TASK INSTRUCTIONS »
Repeat, exactly and in full, the lines of the listing below, but without any pictures.

RECORDED INFORMATION »
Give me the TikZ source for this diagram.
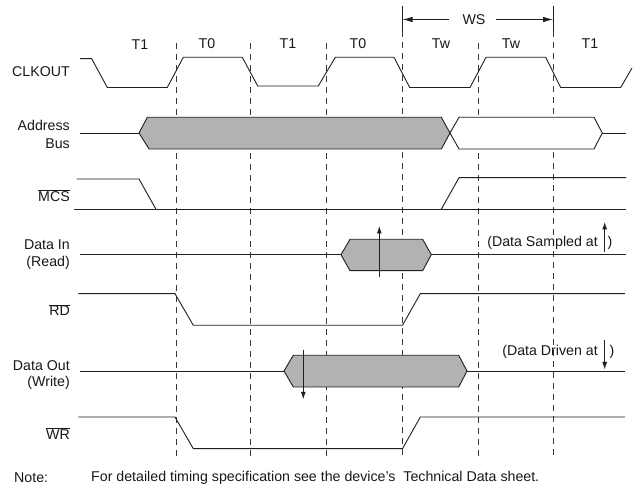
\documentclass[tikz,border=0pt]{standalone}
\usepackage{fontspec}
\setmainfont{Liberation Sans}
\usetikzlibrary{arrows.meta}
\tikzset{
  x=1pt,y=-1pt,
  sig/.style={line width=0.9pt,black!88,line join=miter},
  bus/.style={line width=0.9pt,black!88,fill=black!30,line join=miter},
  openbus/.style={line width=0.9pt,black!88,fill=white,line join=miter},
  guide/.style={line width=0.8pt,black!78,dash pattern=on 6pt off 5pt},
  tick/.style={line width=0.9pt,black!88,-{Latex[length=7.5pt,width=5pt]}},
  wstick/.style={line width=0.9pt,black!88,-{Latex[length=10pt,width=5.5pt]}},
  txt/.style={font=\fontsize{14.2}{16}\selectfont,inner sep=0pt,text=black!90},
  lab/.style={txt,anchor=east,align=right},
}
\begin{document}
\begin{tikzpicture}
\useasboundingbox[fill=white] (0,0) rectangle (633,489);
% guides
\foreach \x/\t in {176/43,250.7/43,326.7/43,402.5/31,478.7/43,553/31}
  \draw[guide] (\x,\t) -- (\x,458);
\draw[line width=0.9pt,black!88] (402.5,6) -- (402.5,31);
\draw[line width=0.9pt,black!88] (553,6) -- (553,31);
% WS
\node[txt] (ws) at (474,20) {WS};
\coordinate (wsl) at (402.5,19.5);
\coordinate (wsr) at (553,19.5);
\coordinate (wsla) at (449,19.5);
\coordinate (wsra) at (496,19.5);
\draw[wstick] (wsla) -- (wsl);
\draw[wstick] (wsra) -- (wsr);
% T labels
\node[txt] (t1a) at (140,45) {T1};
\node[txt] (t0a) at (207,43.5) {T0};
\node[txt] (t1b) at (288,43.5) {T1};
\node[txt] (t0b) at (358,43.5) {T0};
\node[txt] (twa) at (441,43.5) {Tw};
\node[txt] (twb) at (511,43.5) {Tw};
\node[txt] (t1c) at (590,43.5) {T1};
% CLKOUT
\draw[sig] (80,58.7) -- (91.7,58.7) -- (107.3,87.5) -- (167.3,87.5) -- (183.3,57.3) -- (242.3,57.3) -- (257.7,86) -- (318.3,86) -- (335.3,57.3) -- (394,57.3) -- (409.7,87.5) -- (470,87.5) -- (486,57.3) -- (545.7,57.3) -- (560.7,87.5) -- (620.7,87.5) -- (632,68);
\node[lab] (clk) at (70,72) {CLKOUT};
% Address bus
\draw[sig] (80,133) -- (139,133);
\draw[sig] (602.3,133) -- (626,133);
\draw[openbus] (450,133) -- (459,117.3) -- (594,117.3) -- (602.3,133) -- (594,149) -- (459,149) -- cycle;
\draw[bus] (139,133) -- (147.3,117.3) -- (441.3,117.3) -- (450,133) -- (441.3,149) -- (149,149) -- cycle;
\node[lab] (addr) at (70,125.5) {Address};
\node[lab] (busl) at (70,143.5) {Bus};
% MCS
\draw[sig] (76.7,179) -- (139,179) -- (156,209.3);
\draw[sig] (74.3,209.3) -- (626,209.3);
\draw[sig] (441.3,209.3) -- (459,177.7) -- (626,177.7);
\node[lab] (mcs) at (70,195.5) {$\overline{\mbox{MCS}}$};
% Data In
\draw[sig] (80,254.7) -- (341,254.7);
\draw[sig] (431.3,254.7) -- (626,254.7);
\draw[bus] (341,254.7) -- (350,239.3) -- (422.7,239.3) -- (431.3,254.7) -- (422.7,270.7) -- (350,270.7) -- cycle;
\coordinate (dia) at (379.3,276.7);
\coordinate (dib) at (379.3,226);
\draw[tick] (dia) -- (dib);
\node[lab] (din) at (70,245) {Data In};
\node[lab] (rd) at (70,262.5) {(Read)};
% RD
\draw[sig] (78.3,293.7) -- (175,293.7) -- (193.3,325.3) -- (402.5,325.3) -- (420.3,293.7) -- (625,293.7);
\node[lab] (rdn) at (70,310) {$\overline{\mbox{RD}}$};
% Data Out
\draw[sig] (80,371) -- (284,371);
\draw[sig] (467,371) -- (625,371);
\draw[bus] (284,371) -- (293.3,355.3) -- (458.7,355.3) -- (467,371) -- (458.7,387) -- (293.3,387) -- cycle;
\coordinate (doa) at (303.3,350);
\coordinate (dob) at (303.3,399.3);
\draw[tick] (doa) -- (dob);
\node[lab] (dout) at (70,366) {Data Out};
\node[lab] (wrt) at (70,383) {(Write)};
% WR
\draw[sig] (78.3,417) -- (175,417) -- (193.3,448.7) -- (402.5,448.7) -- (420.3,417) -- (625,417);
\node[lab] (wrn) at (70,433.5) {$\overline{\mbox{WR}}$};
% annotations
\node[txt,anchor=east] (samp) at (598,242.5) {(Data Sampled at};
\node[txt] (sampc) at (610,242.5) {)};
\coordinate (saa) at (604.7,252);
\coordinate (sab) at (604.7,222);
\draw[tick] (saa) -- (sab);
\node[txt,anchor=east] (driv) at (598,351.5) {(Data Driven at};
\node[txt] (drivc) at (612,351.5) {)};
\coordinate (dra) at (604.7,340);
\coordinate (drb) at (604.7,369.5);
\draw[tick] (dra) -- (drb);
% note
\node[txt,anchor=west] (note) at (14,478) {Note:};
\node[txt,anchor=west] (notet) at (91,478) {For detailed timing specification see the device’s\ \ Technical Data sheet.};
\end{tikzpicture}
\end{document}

WRITTEN SOLUTION »
Give me the TikZ source for this diagram.
\documentclass[tikz,border=0pt]{standalone}
\usepackage{fontspec}
\setmainfont{Liberation Sans}
\usetikzlibrary{arrows.meta}
\tikzset{
  x=1pt,y=-1pt,
  sig/.style={line width=0.9pt,black!88,line join=miter},
  bus/.style={line width=0.9pt,black!88,fill=black!30,line join=miter},
  openbus/.style={line width=0.9pt,black!88,fill=white,line join=miter},
  guide/.style={line width=0.8pt,black!78,dash pattern=on 6pt off 5pt},
  tick/.style={line width=0.9pt,black!88,-{Latex[length=7.5pt,width=5pt]}},
  wstick/.style={line width=0.9pt,black!88,-{Latex[length=10pt,width=5.5pt]}},
  txt/.style={font=\fontsize{14.2}{16}\selectfont,inner sep=0pt,text=black!90},
  lab/.style={txt,anchor=east,align=right},
}
\begin{document}
\begin{tikzpicture}
\useasboundingbox[fill=white] (0,0) rectangle (633,489);
% guides
\foreach \x/\t in {176/43,250.7/43,326.7/43,402.5/31,478.7/43,553/31}
  \draw[guide] (\x,\t) -- (\x,458);
\draw[line width=0.9pt,black!88] (402.5,6) -- (402.5,31);
\draw[line width=0.9pt,black!88] (553,6) -- (553,31);
% WS
\node[txt] (ws) at (474,20) {WS};
\coordinate (wsl) at (402.5,19.5);
\coordinate (wsr) at (553,19.5);
\coordinate (wsla) at (449,19.5);
\coordinate (wsra) at (496,19.5);
\draw[wstick] (wsla) -- (wsl);
\draw[wstick] (wsra) -- (wsr);
% T labels
\node[txt] (t1a) at (140,45) {T1};
\node[txt] (t0a) at (207,43.5) {T0};
\node[txt] (t1b) at (288,43.5) {T1};
\node[txt] (t0b) at (358,43.5) {T0};
\node[txt] (twa) at (441,43.5) {Tw};
\node[txt] (twb) at (511,43.5) {Tw};
\node[txt] (t1c) at (590,43.5) {T1};
% CLKOUT
\draw[sig] (80,58.7) -- (91.7,58.7) -- (107.3,87.5) -- (167.3,87.5) -- (183.3,57.3) -- (242.3,57.3) -- (257.7,86) -- (318.3,86) -- (335.3,57.3) -- (394,57.3) -- (409.7,87.5) -- (470,87.5) -- (486,57.3) -- (545.7,57.3) -- (560.7,87.5) -- (620.7,87.5) -- (632,68);
\node[lab] (clk) at (70,72) {CLKOUT};
% Address bus
\draw[sig] (80,133) -- (139,133);
\draw[sig] (602.3,133) -- (626,133);
\draw[openbus] (450,133) -- (459,117.3) -- (594,117.3) -- (602.3,133) -- (594,149) -- (459,149) -- cycle;
\draw[bus] (139,133) -- (147.3,117.3) -- (441.3,117.3) -- (450,133) -- (441.3,149) -- (149,149) -- cycle;
\node[lab] (addr) at (70,125.5) {Address};
\node[lab] (busl) at (70,143.5) {Bus};
% MCS
\draw[sig] (76.7,179) -- (139,179) -- (156,209.3);
\draw[sig] (74.3,209.3) -- (626,209.3);
\draw[sig] (441.3,209.3) -- (459,177.7) -- (626,177.7);
\node[lab] (mcs) at (70,195.5) {$\overline{\mbox{MCS}}$};
% Data In
\draw[sig] (80,254.7) -- (341,254.7);
\draw[sig] (431.3,254.7) -- (626,254.7);
\draw[bus] (341,254.7) -- (350,239.3) -- (422.7,239.3) -- (431.3,254.7) -- (422.7,270.7) -- (350,270.7) -- cycle;
\coordinate (dia) at (379.3,276.7);
\coordinate (dib) at (379.3,226);
\draw[tick] (dia) -- (dib);
\node[lab] (din) at (70,245) {Data In};
\node[lab] (rd) at (70,262.5) {(Read)};
% RD
\draw[sig] (78.3,293.7) -- (175,293.7) -- (193.3,325.3) -- (402.5,325.3) -- (420.3,293.7) -- (625,293.7);
\node[lab] (rdn) at (70,310) {$\overline{\mbox{RD}}$};
% Data Out
\draw[sig] (80,371) -- (284,371);
\draw[sig] (467,371) -- (625,371);
\draw[bus] (284,371) -- (293.3,355.3) -- (458.7,355.3) -- (467,371) -- (458.7,387) -- (293.3,387) -- cycle;
\coordinate (doa) at (303.3,350);
\coordinate (dob) at (303.3,399.3);
\draw[tick] (doa) -- (dob);
\node[lab] (dout) at (70,366) {Data Out};
\node[lab] (wrt) at (70,383) {(Write)};
% WR
\draw[sig] (78.3,417) -- (175,417) -- (193.3,448.7) -- (402.5,448.7) -- (420.3,417) -- (625,417);
\node[lab] (wrn) at (70,433.5) {$\overline{\mbox{WR}}$};
% annotations
\node[txt,anchor=east] (samp) at (598,242.5) {(Data Sampled at};
\node[txt] (sampc) at (610,242.5) {)};
\coordinate (saa) at (604.7,252);
\coordinate (sab) at (604.7,222);
\draw[tick] (saa) -- (sab);
\node[txt,anchor=east] (driv) at (598,351.5) {(Data Driven at};
\node[txt] (drivc) at (612,351.5) {)};
\coordinate (dra) at (604.7,340);
\coordinate (drb) at (604.7,369.5);
\draw[tick] (dra) -- (drb);
% note
\node[txt,anchor=west] (note) at (14,478) {Note:};
\node[txt,anchor=west] (notet) at (91,478) {For detailed timing specification see the device’s\ \ Technical Data sheet.};
\end{tikzpicture}
\end{document}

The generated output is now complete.